> **EXERCISE DESCRIPTION**
Reproduce the listing below word for word, with no pictures.

___ DATA SHOWN ___

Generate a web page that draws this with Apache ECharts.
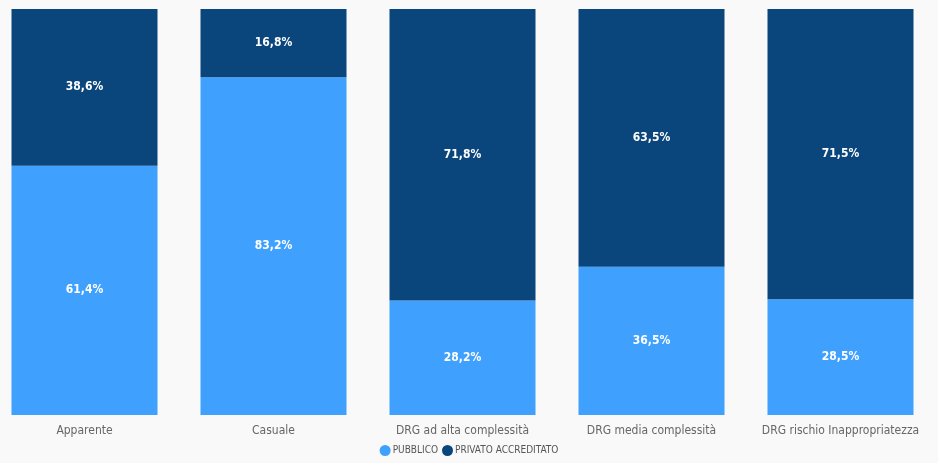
<!DOCTYPE html>
<html><head><meta charset="utf-8">
<script src="https://cdn.jsdelivr.net/npm/echarts@6/dist/echarts.min.js"></script>
<style>html,body{margin:0;padding:0;background:#f9f9f9}#c{width:938px;height:463px}</style>
</head><body><div id="c"></div>
<script>
const categories = ['Apparente','Casuale','DRG ad alta complessità','DRG media complessità','DRG rischio Inappropriatezza'];
const pubblico = [61.4, 83.2, 28.2, 36.5, 28.5];
const privato = [38.6, 16.8, 71.8, 63.5, 71.5];
const seriesNames = ['PUBBLICO','PRIVATO ACCREDITATO'];
const font = '"DejaVu Sans Condensed","Roboto","Noto Sans",sans-serif';
const chart = echarts.init(document.getElementById('c'));
const lbl = {show:true, position:'inside', color:'#ffffff', fontWeight:'bold', fontSize:12, fontFamily:font,
  formatter: p => p.value.toFixed(1).replace('.', ',') + '%'};
chart.setOption({
  backgroundColor:'#f9f9f9',
  animation:false,
  grid:{left:-10, width:945, top:9, bottom:48, containLabel:false, outerBoundsMode:'none'},
  legend:{bottom:2, left:'center', icon:'circle', itemWidth:11, itemHeight:11, itemGap:4,
    textStyle:{color:'#555', fontSize:10, fontFamily:font, padding:[0,0,0,-3]}, data:seriesNames},
  xAxis:{type:'category', data:categories, axisLine:{show:false}, axisTick:{show:false},
    axisLabel:{color:'#666', fontSize:12, fontFamily:font, margin:10, interval:0, hideOverlap:false}},
  yAxis:{type:'value', min:0, max:100, show:false, splitLine:{show:false}},
  series:[
    {name:seriesNames[0], type:'bar', stack:'a', data:pubblico, barWidth:146, itemStyle:{color:'#3fa1fd'}, label:lbl},
    {name:seriesNames[1], type:'bar', stack:'a', data:privato, barWidth:146, itemStyle:{color:'#0a457c'}, label:lbl}
  ]
});
</script></body></html>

___

> **REPLY TO THE TASK**
Generate a web page that draws this with Apache ECharts.
<!DOCTYPE html>
<html><head><meta charset="utf-8">
<script src="https://cdn.jsdelivr.net/npm/echarts@6/dist/echarts.min.js"></script>
<style>html,body{margin:0;padding:0;background:#f9f9f9}#c{width:938px;height:463px}</style>
</head><body><div id="c"></div>
<script>
const categories = ['Apparente','Casuale','DRG ad alta complessità','DRG media complessità','DRG rischio Inappropriatezza'];
const pubblico = [61.4, 83.2, 28.2, 36.5, 28.5];
const privato = [38.6, 16.8, 71.8, 63.5, 71.5];
const seriesNames = ['PUBBLICO','PRIVATO ACCREDITATO'];
const font = '"DejaVu Sans Condensed","Roboto","Noto Sans",sans-serif';
const chart = echarts.init(document.getElementById('c'));
const lbl = {show:true, position:'inside', color:'#ffffff', fontWeight:'bold', fontSize:12, fontFamily:font,
  formatter: p => p.value.toFixed(1).replace('.', ',') + '%'};
chart.setOption({
  backgroundColor:'#f9f9f9',
  animation:false,
  grid:{left:-10, width:945, top:9, bottom:48, containLabel:false, outerBoundsMode:'none'},
  legend:{bottom:2, left:'center', icon:'circle', itemWidth:11, itemHeight:11, itemGap:4,
    textStyle:{color:'#555', fontSize:10, fontFamily:font, padding:[0,0,0,-3]}, data:seriesNames},
  xAxis:{type:'category', data:categories, axisLine:{show:false}, axisTick:{show:false},
    axisLabel:{color:'#666', fontSize:12, fontFamily:font, margin:10, interval:0, hideOverlap:false}},
  yAxis:{type:'value', min:0, max:100, show:false, splitLine:{show:false}},
  series:[
    {name:seriesNames[0], type:'bar', stack:'a', data:pubblico, barWidth:146, itemStyle:{color:'#3fa1fd'}, label:lbl},
    {name:seriesNames[1], type:'bar', stack:'a', data:privato, barWidth:146, itemStyle:{color:'#0a457c'}, label:lbl}
  ]
});
</script></body></html>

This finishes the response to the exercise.